Groups matched spectral lines by manifold_id to properly compute hyperfine statistics:

  • Manifold grouping: Lines sharing the same manifold_id are analyzed together
  • Per-manifold metrics: n_lines, mean_residual, RMSE, χ²/dof
  • χ² stabilization: σ_floor = 0.1 MHz, soft-clipped residuals [-50, +50] MHz
  • Global metrics: Total manifolds matched, aggregate χ²/dof

Requirements: At least 2 lines per manifold for statistical significance. Ignores blank manifold_id and "__NO_MANIFOLD__" entries.

🔬 τ-Hyperfine Coupling Layer (v0.9 - Multi-Manifold Solver)
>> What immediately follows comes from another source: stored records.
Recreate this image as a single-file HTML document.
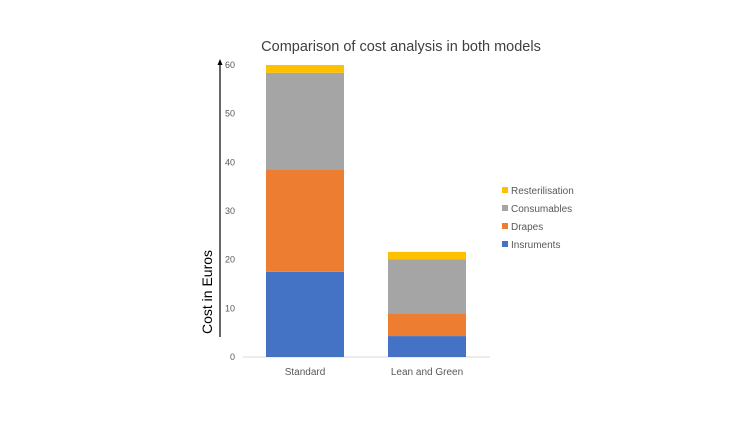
<!DOCTYPE html>
<html><head><meta charset="utf-8"><style>
body{margin:0;background:#fff;font-family:"Liberation Sans",sans-serif}
svg text{font-family:"Liberation Sans",sans-serif}
</style></head><body>
<svg width="750" height="421">
<text x="401" y="51" text-anchor="middle" font-size="14.5" fill="#404040">Comparison of cost analysis in both models</text>
<line x1="243" y1="357" x2="490" y2="357" stroke="#d9d9d9"/>
<line x1="220" y1="337" x2="220" y2="64" stroke="#000" stroke-width="1.2"/>
<polygon points="220,59 217.5,65 222.5,65" fill="#000"/>
<text transform="translate(212,292) rotate(-90)" text-anchor="middle" font-size="14" fill="#000">Cost in Euros</text>
<g id="ticks"></g><g id="bars"></g><g id="legend"></g>
</svg>
<script>
const categories=["Standard","Lean and Green"];
const seriesNames=["Insruments","Drapes","Consumables","Resterilisation"];
const instruments=[17.5,4.3];
const drapes=[21.1,4.7];
const consumables=[19.8,11.1];
const resterilisation=[1.6,1.5];
const tickLabels=[0,10,20,30,40,50,60];
const colors=["#4472c4","#ed7d31","#a5a5a5","#ffc000"];
const series=[instruments,drapes,consumables,resterilisation];
const ns="http://www.w3.org/2000/svg";
const y=v=>357-v*(292/60);
const barX=[266,388], barW=78;
const tg=document.getElementById('ticks');
tickLabels.forEach(t=>{const e=document.createElementNS(ns,'text');


e.setAttribute('x',235);e.setAttribute('y',y(t)+3);e.setAttribute('text-anchor','end');e.setAttribute('font-size','9');e.setAttribute('fill','#595959');e.textContent=t;tg.appendChild(e);});
const bg=document.getElementById('bars');
categories.forEach((c,i)=>{let base=0;
series.forEach((s,k)=>{const r=document.createElementNS(ns,'rect');


r.setAttribute('x',barX[i]);r.setAttribute('width',barW);r.setAttribute('y',y(base+s[i]));r.setAttribute('height',y(base)-y(base+s[i]));r.setAttribute('fill',colors[k]);bg.appendChild(r);base+=s[i];});
const t=document.createElementNS(ns,'text');


t.setAttribute('x',barX[i]+barW/2);t.setAttribute('y',375);t.setAttribute('text-anchor','middle');t.setAttribute('font-size','10');t.setAttribute('fill','#595959');t.textContent=c;bg.appendChild(t);});
const lg=document.getElementById('legend');
[3,2,1,0].forEach((k,j)=>{const yy=191+j*18;
const r=document.createElementNS(ns,'rect');


r.setAttribute('x',502);r.setAttribute('y',yy-4);r.setAttribute('width',6);r.setAttribute('height',6);r.setAttribute('fill',colors[k]);lg.appendChild(r);
const t=document.createElementNS(ns,'text');


t.setAttribute('x',511);t.setAttribute('y',yy+3);t.setAttribute('font-size','10');t.setAttribute('fill','#595959');t.textContent=seriesNames[k];lg.appendChild(t);});
</script>
</body></html>
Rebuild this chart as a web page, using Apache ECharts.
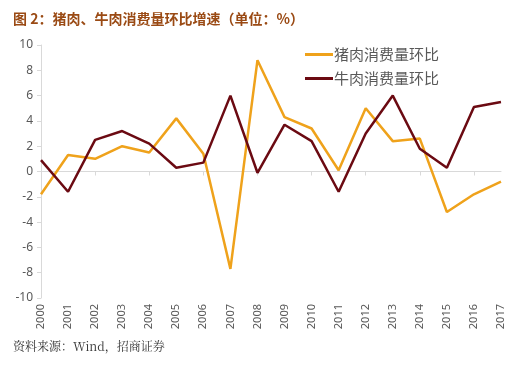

Extracts manifold-level τ-features and fits a 2-parameter coupling model:

residualmanifold = ΔC + g_ω · fcentroid

  • ΔC: Global curvature offset (MHz)
  • g_ω: τ-spin coupling coefficient (dimensionless)
  • Requirements: ≥2 manifolds with ≥2 lines each
  • χ² floor: 1.0 MHz for manifold-level fitting

This layer is diagnostic only and does not modify projections or matching.

📦 Preset Dataset Pack

Includes 10 curated molecular datasets:

  • RaF: Radioactive molecules (BW corrections critical)
  • OH, AlH, CH, NH: Light diatomic radicals
  • ThO: Heavy actinide system
  • YbF, CaF, SrF, BaF: Alkaline-earth fluorides

Each dataset includes frequency, uncertainty, intensity, and quantum assignments for direct comparison with τ-microstructure predictions.

🚀 Quick Start

  1. Go to τ-MSC Simulator → Click "Generate Spectrum" (default params OK)
  2. Go to Real Data Loader → Select "RaF" preset → Click "Load"
  3. Go to Comparison Engine → Enable auto-calibration → Click "Run Comparison"
  4. Review metrics: Match Rate >60%, RMSE <1 MHz, R²>0.99, χ²/dof <10
  5. Inspect Nonlinear τ-Projection coefficients for physical interpretation

📖 References

  • UNNS Laboratory Phase B Documentation
  • τ-Field Recursive Dynamics Framework
  • Bohr-Weisskopf Effect in Radioactive Molecules
  • Hyperfine Structure Theory & Experiments
  • Curvature-BW-Frequency Nonlinear Projection (Step 8)

✅ Version 0.9.0 Status

Production Ready • Multi-manifold τ-coupling solver active • Normalized χ² metrics (O(1-10) scale) • Per-manifold statistics implemented • τ-Reliability Index added • Fit quality metrics enabled • Manifold-aware τ-feature regression • Outlier detection • Full backward compatibility • Export includes manifold coupling data • Ready for advanced hyperfine analysis

Real Data Notice: Frequency tables used in this UNNS Laboratory run originate from established public spectroscopy sources (e.g. NIST Atomic Spectra Database, JPL Spectral Catalog and peer-reviewed hyperfine measurements). Values are reformatted into the UNNS JSON standard but are not altered beyond the calibration and χ²/τ-projection procedures described in the Laboratory Guide.